De afweging of een tijdelijke ontheffing wordt verleend zal, altijd individueel gemaakt worden. Hierbij wordt in ieder geval rekening gehouden met:
7.4 Zorgtaken alleenstaande ouder met kinderen tot 12 jaar.
De verplichting om algemeen geaccepteerde arbeid te aanvaarden geldt voor de alleenstaande ouder met kinderen tot 12 jaar slechts nadat het Dagelijks Bestuur zich genoegzaam heeft overtuigd van de beschikbaarheid van passende kinderopvang, de toepassing van voldoende scholing en de belastbaarheid van betrokkene (artikel 9, lid 4 Participatiewet).
7.5 Langdurig ontbreken van arbeidsmarktperspectief:
Er zijn situaties denkbaar waarin het blijven vasthouden aan de arbeidsverplichting niet langer zinvol is. Hiervan kan bijvoorbeeld sprake zijn indien meerdere partijen arbeidsinschakeling niet meer mogelijk achten.
Op grond van de wet kan nooit een blijvende ontheffing worden verleend. Als blijkt dat er blijvend geen perspectief is op arbeidsinschakeling, wordt zo regelarm mogelijk de tijdelijke ontheffing verlengd.

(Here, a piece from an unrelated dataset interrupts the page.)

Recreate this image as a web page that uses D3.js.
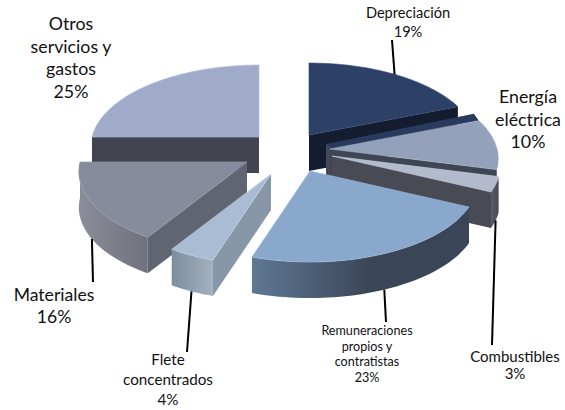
<!DOCTYPE html>
<html><head><meta charset="utf-8">
<style>html,body{margin:0;background:#fff}svg{display:block}text{font-family:Lato,"Noto Sans",sans-serif;fill:#111}</style>
<script src="https://cdn.jsdelivr.net/npm/d3@7/dist/d3.min.js"></script></head>
<body><svg id="c" width="565" height="410"></svg>
<script>
const categories = ["Depreciación","Energía eléctrica","Combustibles","Remuneraciones propios y contratistas","Flete concentrados","Materiales","Otros servicios y gastos"];
const shares = [19,10,3,23,4,16,25];
const labelLines = [["Depreciación","19%"],["Energía","eléctrica","10%"],["Combustibles","3%"],["Remuneraciones","propios y","contratistas","23%"],["Flete","concentrados","4%"],["Materiales","16%"],["Otros","servicios y","gastos","25%"]];
const labelCentreX = [408,528,515,367,168,54,71];
const labelFirstBaseline = [18,103,362,335,365,301,30];
const labelLineStep = [19,22.5,17,15.5,20,22,22.5];
const labelFontPx = [14.6,17.8,15,12.6,15.2,17.6,17.8];
const sliceApex = [[309,135],[330,149],[332,156],[310,171],[271,174],[247,162],[259,137]];
const leaderEnd = [[392,40],null,[492,345],[386,322],[187,352],[93,282],null];
const topColors = ["#2d4167","#94a1bb","#b3bacb","#8aa8cc","#a9bcd3","#868c9b","#9fabc9"];
const cutColors = ["#141c30","#3e4654","#484b54","#3a4657","#8797a8","#5f6672","#42454f"];
const arcFrom = ["#141c30","#3e4654","#5a5d66","#5f7894","#7d8d9e","#8b8e9a","#42454f"];
const arcTo = ["#141c30","#3e4654","#484b54","#3a4657","#a3b1c0","#6f717c","#42454f"];
const paintOrder = [6,0,1,2,5,3,4];

const rx=167,ry=80.4,persp=0.117,depth=36;
const svg=d3.select("#c"), defs=svg.append("defs");
const arcs=d3.pie().sort(null).value(d=>d).startAngle(0).endAngle(2*Math.PI)(shares);
const project=a=>{const u=-Math.cos(a),s=1/(1-persp*u);return [rx*Math.sin(a)*s,ry*u*s];};
const line=d3.line();
function sweep(a0,a1){const n=Math.max(4,Math.ceil((a1-a0)/0.03));return d3.range(n+1).map(i=>a0+(a1-a0)*i/n);}
const geo=arcs.map((d,i)=>({i,a0:d.startAngle,a1:d.endAngle,mid:(d.startAngle+d.endAngle)/2,ax:sliceApex[i][0],ay:sliceApex[i][1]}));
const P=(g,a,dz=0)=>{const p=project(a);return [g.ax+p[0],g.ay+p[1]+dz];};
function wall(g,a){const A=[g.ax,g.ay],B=P(g,a);return [A,B,[B[0],B[1]+depth],[A[0],A[1]+depth]];}
function visibleArc(g){const a0=Math.max(g.a0,Math.PI/2),a1=Math.min(g.a1,3*Math.PI/2);return a1>a0?[a0,a1]:null;}

paintOrder.forEach(i=>{const g=geo[i],G=svg.append("g").attr("data-cat",categories[i]);
 // thin lip on the far edge of the energy slice
 if(i===1){const A=[g.ax,g.ay],B=P(g,g.a0);G.append("path").attr("fill","#2a3a5c").attr("d",line([[A[0]-4,A[1]-5],[B[0]-5,B[1]-7],B,A])+"Z");
   G.append("path").attr("fill","#444a55").attr("d",line([[A[0]-4,A[1]-5],[A[0]+2,A[1]],[A[0]+2,A[1]+depth-6],[A[0]-4,A[1]+depth-6]])+"Z");}
 // cut faces facing the viewer
 const cutA=(i===5||i===4||i===6)?g.a0:g.a1;
 if(i!==3) G.append("path").attr("fill",cutColors[i]).attr("d",line(wall(g,cutA))+"Z");
 // outer rim
 const v=visibleArc(g);
 if(v){const pts=sweep(v[0],v[1]),up=pts.map(a=>P(g,a)),dn=pts.map(a=>P(g,a,depth)).reverse();
  const x0=d3.min(up,p=>p[0]),x1=d3.max(up,p=>p[0]);
  const gr=defs.append("linearGradient").attr("id","rim"+i).attr("gradientUnits","userSpaceOnUse").attr("x1",x0).attr("x2",x1).attr("y1",0).attr("y2",0);
  gr.append("stop").attr("offset",0).attr("stop-color",arcFrom[i]);
  gr.append("stop").attr("offset",i===3?0.55:1).attr("stop-color",arcTo[i]);
  G.append("path").attr("fill",`url(#rim${i})`).attr("d",line(up.concat(dn))+"Z");}
 // top face
 const rim=sweep(g.a0,g.a1).map(a=>P(g,a));
 G.append("path").attr("fill",topColors[i]).attr("stroke",d3.color(topColors[i]).brighter(0.3)).attr("stroke-width",0.6).attr("d",line([[g.ax,g.ay]].concat(rim))+"Z");
});

// leaders
geo.forEach(g=>{const end=leaderEnd[g.i];if(!end)return;
 const a=P(g,g.mid,g.mid>Math.PI/2&&g.mid<3*Math.PI/2?depth:0);
 svg.append("line").attr("x1",a[0]).attr("y1",a[1]).attr("x2",end[0]).attr("y2",end[1]).attr("stroke","#000").attr("stroke-width",2);});

// labels
labelLines.forEach((ls,i)=>{const t=svg.append("text").attr("text-anchor","middle").style("font-size",labelFontPx[i]+"px");
 ls.forEach((s,k)=>t.append("tspan").attr("x",labelCentreX[i]).attr("y",labelFirstBaseline[i]+k*labelLineStep[i]).text(s));});
</script></body></html>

Uitkeringsgerechtigden kunnen gedurende de periode dat een door het Dagelijks Bestuur noodzakelijk geachte opleiding wordt gevolgd vrij worden gesteld van sollicitatieverplichtingen. Deze vrijstelling kan maximaal worden verleend voor de duur en de omvang die de scholing vergt.
8. Terugvordering 8.1 Terugvordering
Indien het Dagelijks Bestuur een aangeboden voorziening of ondersteuning voortijdig beëindigt omdat de deelnemer de hieraan verbonden verplichtingen verwijtbaar niet nakomt, kan het Dagelijks Bestuur de gemaakte kosten van de voorzieningen of ondersteuning terugvorderen op grond van artikel 6:203 BW.
9. Slotbepalingen 9.1 Inwerkingtreding
In die gevallen waarin deze uitvoeringsregels niet voorzien beslist het Dagelijks Bestuur.
Vastgesteld door het dagelijks bestuur van de gemeenschappelijke regeling Samenwerking de Bevelanden in zijn openbare vergadering van 24 januari 2022.